BEIRUT (Reuters) - French Foreign Minister Jean-Yves Le Drian visited Lebanon on Thursday to urge the government to enact badly-needed reforms to help steer the country out of an acute financial crisis.
The crisis, rooted in decades of state corruption and waste, marks the biggest threat to Lebanon’s stability since the 1975-90 civil war. A collapsing currency has led to soaring inflation and poverty and savers have lost free access to accounts in a paralysed banking system.
Former colonial ruler France has led international efforts to get Lebanon to reform, hosting a donor meeting in 2018 when more than $11 billion was pledged for infrastructure investment contingent on reforms which were promised but not delivered.
“(Le Drian) wants to send a strong message to the Lebanese authorities and politicians on the need to reform urgently and stress our incapacity and refusal ... to provide economic and financial support until concrete acts and swift reforms are started,” a European diplomat said.
Le Drian met with President Michel Aoun and Prime Minister Hassan Diab.

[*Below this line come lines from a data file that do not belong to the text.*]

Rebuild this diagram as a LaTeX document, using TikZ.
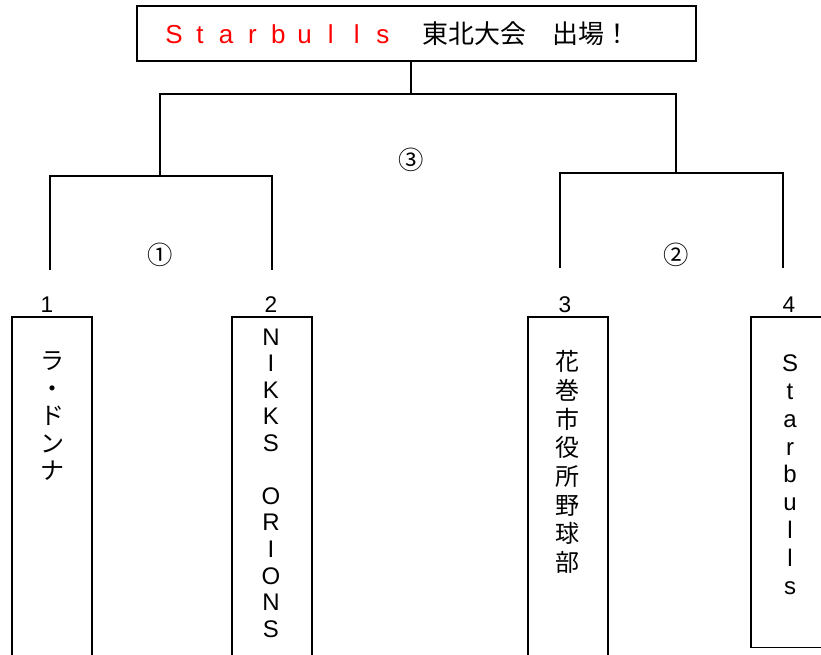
\documentclass[tikz,border=0pt]{standalone}
\usepackage{fontspec}
\setmainfont{Noto Sans CJK JP}
\newfontfamily\latinfont{Liberation Sans}
\usetikzlibrary{positioning}

\tikzset{
  teambox/.style={draw, line width=1.3pt, minimum width=60pt, anchor=north, inner sep=0pt},
  teamname/.style={anchor=north, align=center, inner sep=0pt},
  seed/.style={font=\latinfont\fontsize{17}{19}\selectfont, inner sep=0pt},
  game/.style={font=\fontsize{19}{21}\selectfont, inner sep=0pt}
}

\begin{document}
\begin{tikzpicture}[x=0.75pt, y=-0.75pt, line width=1.1pt]
        \path[use as bounding box, clip] (0,0) rectangle (821,654);

        % title
        \node[draw, line width=1.5pt, minimum width=419pt, minimum height=41pt, inner sep=0pt,
              font=\fontsize{19.5}{22}\selectfont] (title) at (416.5,33.5)
              {\textcolor{red}{\latinfont\foreach \c in {S,t,a,r,b,u,l,l,s}{\makebox[19.6pt]{\c}}}%
               　東北大会　出場！\hspace*{31.5pt}};

        \coordinate (m3) at (411,94);
        \coordinate (m1) at (160,176);
        \coordinate (m2) at (676,173);
        \coordinate (e1) at (50,270);
        \coordinate (e2) at (272,270);
        \coordinate (e3) at (560,268);
        \coordinate (e4) at (783,268);

        \draw (title.south -| m3) -- (m3);
        \draw (m1) -- (m1 |- m3) -- (m2 |- m3) -- (m2);
        \draw (e1) -- (e1 |- m1) -- (e2 |- m1) -- (e2);
        \draw (e3) -- (e3 |- m2) -- (e4 |- m2) -- (e4);

        \node[game] (g3) at (411,160) {③};
        \node[game] (g1) at (160,255) {①};
        \node[game] (g2) at (676,255) {②};

        % seeds
        \node[seed] (s1) at (47,305) {1};
        \node[seed] (s2) at (271,305) {2};
        \node[seed] (s3) at (565,305) {3};
        \node[seed] (s4) at (789,305) {4};

        % teams
        \node[teambox, minimum height=270pt] (b1) at (52,316) {};
        \node[teambox, minimum height=270pt] (b2) at (272,316) {};
        \node[teambox, minimum height=270pt] (b3) at (568,316) {};
        \node[teambox, minimum height=248pt] (b4) at (791,316) {};

        \node[teamname, font=\fontsize{18}{20.6}\selectfont] (t1) at (52,351)
              {ラ\\・\\ド\\ン\\ナ};
        \node[teamname, font=\latinfont\fontsize{18}{19.9}\selectfont] (t2) at (271,328)
              {N\\I\\K\\K\\S\\\mbox{}\\O\\R\\I\\O\\N\\S};
        \node[teamname, font=\fontsize{18}{21.5}\selectfont] (t3) at (567,350)
              {花\\巻\\市\\役\\所\\野\\球\\部};
        \node[teamname, font=\latinfont\fontsize{18}{20.9}\selectfont] (t4) at (790,354)
              {S\\t\\a\\r\\b\\u\\l\\l\\s};
\end{tikzpicture}
\end{document}
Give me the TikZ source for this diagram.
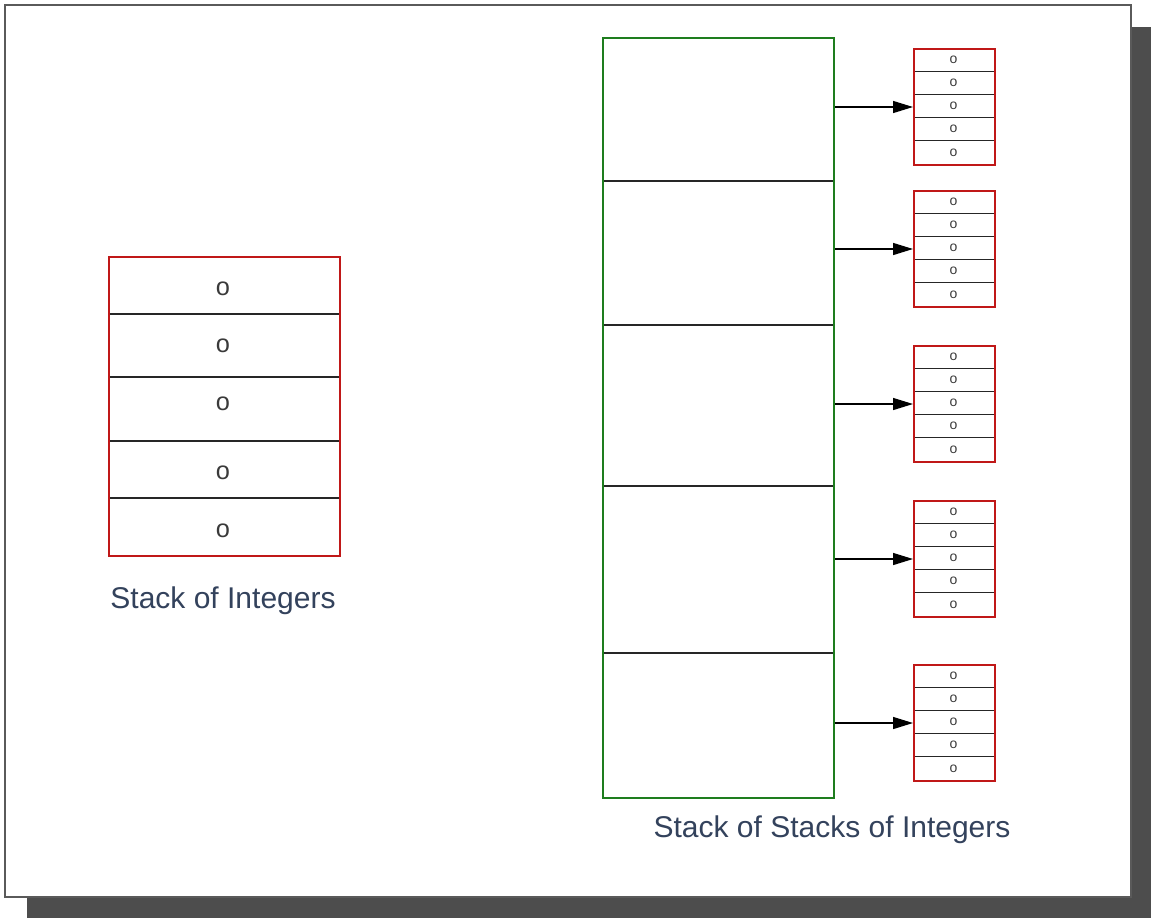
\documentclass[tikz,border=0pt]{standalone}
\usepackage{fontspec}
\setmainfont{Liberation Sans}
\usetikzlibrary{arrows.meta}
\definecolor{framegray}{HTML}{5A5A5A}
\definecolor{shadowgray}{HTML}{4D4D4D}
\definecolor{stackred}{HTML}{C01818}
\definecolor{outergreen}{HTML}{1E7D1E}
\definecolor{labelblue}{HTML}{33425C}
\definecolor{cellgray}{HTML}{3A3A3A}
\begin{document}
\begin{tikzpicture}[x=0.75pt,y=-0.75pt,
  redbox/.style={draw=stackred, line width=1.5pt, inner sep=0pt, anchor=north west},
  greenbox/.style={draw=outergreen, line width=1.5pt, inner sep=0pt, anchor=north west},
  divider/.style={draw=black!85, line width=1pt},
  bigcell/.style={text=cellgray, font=\fontsize{19}{19}\selectfont, inner sep=0pt},
  smallcell/.style={text=cellgray, font=\fontsize{10.5}{10.5}\selectfont, inner sep=0pt},
  caption/.style={text=labelblue, font=\fontsize{22.5}{27}\selectfont, inner sep=0pt},
  link/.style={draw=black, line width=1pt, -{Triangle[length=15pt,width=9pt]}}]

\useasboundingbox (0,0) rectangle (1151,918);

% page with drop shadow
\fill[shadowgray] (27,27) rectangle (1151,918);
\draw[framegray, line width=1.5pt, fill=white] (5,5) rectangle (1131,897);

% single stack of integers
\node[redbox, minimum width={231*0.75pt}, minimum height={299*0.75pt}] (single) at (108,256) {};
\foreach \yy in {314,377,441,498}
  \draw[divider] (single.west |- 0,\yy) -- (single.east |- 0,\yy);
\node[redbox, minimum width={231*0.75pt}, minimum height={299*0.75pt}] at (108,256) {};
\foreach \yy [count=\i] in {289,346,404,473,531}
  \node[bigcell] (single-\i) at (223,\yy) {o};
\node[caption] (captionA) at (223,601) {Stack of Integers};

% outer stack holding five stacks
\node[greenbox, minimum width={231*0.75pt}, minimum height={760*0.75pt}] (outer) at (602,37) {};
\foreach \yy in {181,325,486,653}
  \draw[divider] (outer.west |- 0,\yy) -- (outer.east |- 0,\yy);
\node[greenbox, minimum width={231*0.75pt}, minimum height={760*0.75pt}] at (602,37) {};
\node[caption] (captionB) at (832,830) {Stack of Stacks of Integers};

% the five inner stacks
\foreach \top [count=\k] in {48,190,345,500,664} {
  \node[redbox, minimum width={81*0.75pt}, minimum height={116*0.75pt}] (inner-\k) at (913,\top) {};
  \foreach \r in {1,...,4}
    \draw[divider] (inner-\k.west |- 0,{\top+23.2*\r}) -- (inner-\k.east |- 0,{\top+23.2*\r});
  \node[redbox, minimum width={81*0.75pt}, minimum height={116*0.75pt}] at (913,\top) {};
  \foreach \r in {0,...,4}
    \node[smallcell] (inner-\k-\r) at (953.5,{\top+11.6+23.2*\r}) {o};
  \draw[link] (inner-\k.west -| outer.east) -- (inner-\k.west);
}
\end{tikzpicture}
\end{document}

Diab told him Lebanon had accomplished a number of reforms despite “obstacles” and had set out a timeline for further reforms, government sources said.
Le Drian was due to give a news conference later on Thursday.
Lebanon began talks with the International Monetary Fund (IMF) in May but these have been put on hold in the absence of reforms and as differences arose between the government, the banking sector and politicians over the scale of vast financial losses in the system.
Diab also told Le Drian that authorities had approved an audit of the central bank to uncover financial gaps and their causes, and pave the way for potential audits of other institutions, the government sources said.
One area donors want to see progress is in fixing the state-owned electricity grid which bleeds up to $2 billion a year in public funds while failing to meet the country’s power needs.
Lebanon, with one of the highest public debt burdens in the world, defaulted on its foreign currency sovereign debt in March, citing critically low reserves. The Lebanese pound has lost some 80% of its value since October.